§ Exercise goal: Transcribe the material exactly. Images do not belong in the copy.

§ Data excerpt:
★ ★ ★ ★
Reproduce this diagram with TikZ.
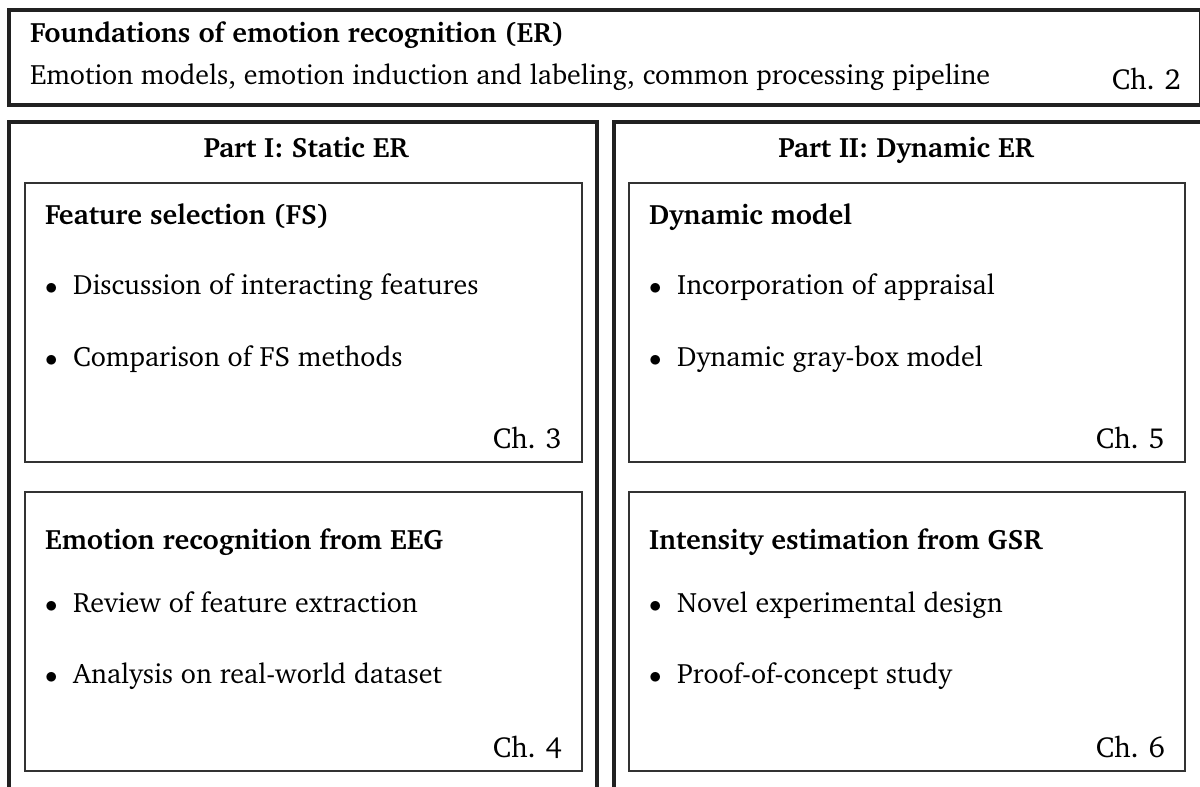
\documentclass[tikz,border=0pt]{standalone}
\usepackage[T1]{fontenc}
\usepackage{charter}
\begin{document}
\begin{tikzpicture}[x=1pt,y=-1pt]
\tikzset{
  outerbox/.style={draw=black!87, line width=4pt},
  innerbox/.style={draw=black!80, line width=2pt},
  txt/.style={font=\fontsize{28}{33}\selectfont, inner sep=0pt, anchor=base west},
  head/.style={font=\fontsize{28}{33}\selectfont\bfseries, inner sep=0pt, anchor=base west},
  parthead/.style={font=\fontsize{28}{33}\selectfont\bfseries, inner sep=0pt, anchor=base},
  chap/.style={font=\fontsize{29}{34}\selectfont, inner sep=0pt, anchor=base east},
}
\useasboundingbox (0,0) rectangle (1200,787);
\begin{scope}
\clip (0,0) rectangle (1200,787);

% overview frame
\draw[outerbox] (9,10) rectangle (1201,105);
\node[head] (found) at (30,42) {Foundations of emotion recognition (ER)};
\node[txt] (foundsub) at (30,84) {Emotion models, emotion induction and labeling, common processing pipeline};
\node[chap] (ch2) at (1181,89) {Ch. 2};

% the two parts
\draw[outerbox] (9,122) rectangle (597,810);
\draw[outerbox] (614,122) rectangle (1204,810);
\node[parthead] (p1) at (306,157) {Part I: Static ER};
\node[parthead] (p2) at (906,157) {Part II: Dynamic ER};

% Part I, chapter 3
\draw[innerbox] (25,183) rectangle (582,462);
\node[head] (fs) at (45,224) {Feature selection (FS)};
\node[txt] (fs1) at (45,294) {$\bullet$\ \ Discussion of interacting features};
\node[txt] (fs2) at (45,366) {$\bullet$\ \ Comparison of FS methods};
\node[chap] (ch3) at (562,448) {Ch. 3};

% Part I, chapter 4
\draw[innerbox] (25,492) rectangle (582,771);
\node[head] (eeg) at (45,549) {Emotion recognition from EEG};
\node[txt] (eeg1) at (45,612) {$\bullet$\ \ Review of feature extraction};
\node[txt] (eeg2) at (45,683) {$\bullet$\ \ Analysis on real-world dataset};
\node[chap] (ch4) at (562,757) {Ch. 4};

% Part II, chapter 5
\draw[innerbox] (629,183) rectangle (1185,462);
\node[head] (dm) at (649,224) {Dynamic model};
\node[txt] (dm1) at (649,294) {$\bullet$\ \ Incorporation of appraisal};
\node[txt] (dm2) at (649,366) {$\bullet$\ \ Dynamic gray-box model};
\node[chap] (ch5) at (1165,448) {Ch. 5};

% Part II, chapter 6
\draw[innerbox] (629,492) rectangle (1185,771);
\node[head] (gsr) at (649,549) {Intensity estimation from GSR};
\node[txt] (gsr1) at (649,612) {$\bullet$\ \ Novel experimental design};
\node[txt] (gsr2) at (649,683) {$\bullet$\ \ Proof-of-concept study};
\node[chap] (ch6) at (1165,757) {Ch. 6};
\end{scope}
\end{tikzpicture}
\end{document}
★ ★ ★ ★
§ Result of the exercise:
Reproduce this diagram with TikZ.
\documentclass[tikz,border=0pt]{standalone}
\usepackage[T1]{fontenc}
\usepackage{charter}
\begin{document}
\begin{tikzpicture}[x=1pt,y=-1pt]
\tikzset{
  outerbox/.style={draw=black!87, line width=4pt},
  innerbox/.style={draw=black!80, line width=2pt},
  txt/.style={font=\fontsize{28}{33}\selectfont, inner sep=0pt, anchor=base west},
  head/.style={font=\fontsize{28}{33}\selectfont\bfseries, inner sep=0pt, anchor=base west},
  parthead/.style={font=\fontsize{28}{33}\selectfont\bfseries, inner sep=0pt, anchor=base},
  chap/.style={font=\fontsize{29}{34}\selectfont, inner sep=0pt, anchor=base east},
}
\useasboundingbox (0,0) rectangle (1200,787);
\begin{scope}
\clip (0,0) rectangle (1200,787);

% overview frame
\draw[outerbox] (9,10) rectangle (1201,105);
\node[head] (found) at (30,42) {Foundations of emotion recognition (ER)};
\node[txt] (foundsub) at (30,84) {Emotion models, emotion induction and labeling, common processing pipeline};
\node[chap] (ch2) at (1181,89) {Ch. 2};

% the two parts
\draw[outerbox] (9,122) rectangle (597,810);
\draw[outerbox] (614,122) rectangle (1204,810);
\node[parthead] (p1) at (306,157) {Part I: Static ER};
\node[parthead] (p2) at (906,157) {Part II: Dynamic ER};

% Part I, chapter 3
\draw[innerbox] (25,183) rectangle (582,462);
\node[head] (fs) at (45,224) {Feature selection (FS)};
\node[txt] (fs1) at (45,294) {$\bullet$\ \ Discussion of interacting features};
\node[txt] (fs2) at (45,366) {$\bullet$\ \ Comparison of FS methods};
\node[chap] (ch3) at (562,448) {Ch. 3};

% Part I, chapter 4
\draw[innerbox] (25,492) rectangle (582,771);
\node[head] (eeg) at (45,549) {Emotion recognition from EEG};
\node[txt] (eeg1) at (45,612) {$\bullet$\ \ Review of feature extraction};
\node[txt] (eeg2) at (45,683) {$\bullet$\ \ Analysis on real-world dataset};
\node[chap] (ch4) at (562,757) {Ch. 4};

% Part II, chapter 5
\draw[innerbox] (629,183) rectangle (1185,462);
\node[head] (dm) at (649,224) {Dynamic model};
\node[txt] (dm1) at (649,294) {$\bullet$\ \ Incorporation of appraisal};
\node[txt] (dm2) at (649,366) {$\bullet$\ \ Dynamic gray-box model};
\node[chap] (ch5) at (1165,448) {Ch. 5};

% Part II, chapter 6
\draw[innerbox] (629,492) rectangle (1185,771);
\node[head] (gsr) at (649,549) {Intensity estimation from GSR};
\node[txt] (gsr1) at (649,612) {$\bullet$\ \ Novel experimental design};
\node[txt] (gsr2) at (649,683) {$\bullet$\ \ Proof-of-concept study};
\node[chap] (ch6) at (1165,757) {Ch. 6};
\end{scope}
\end{tikzpicture}
\end{document}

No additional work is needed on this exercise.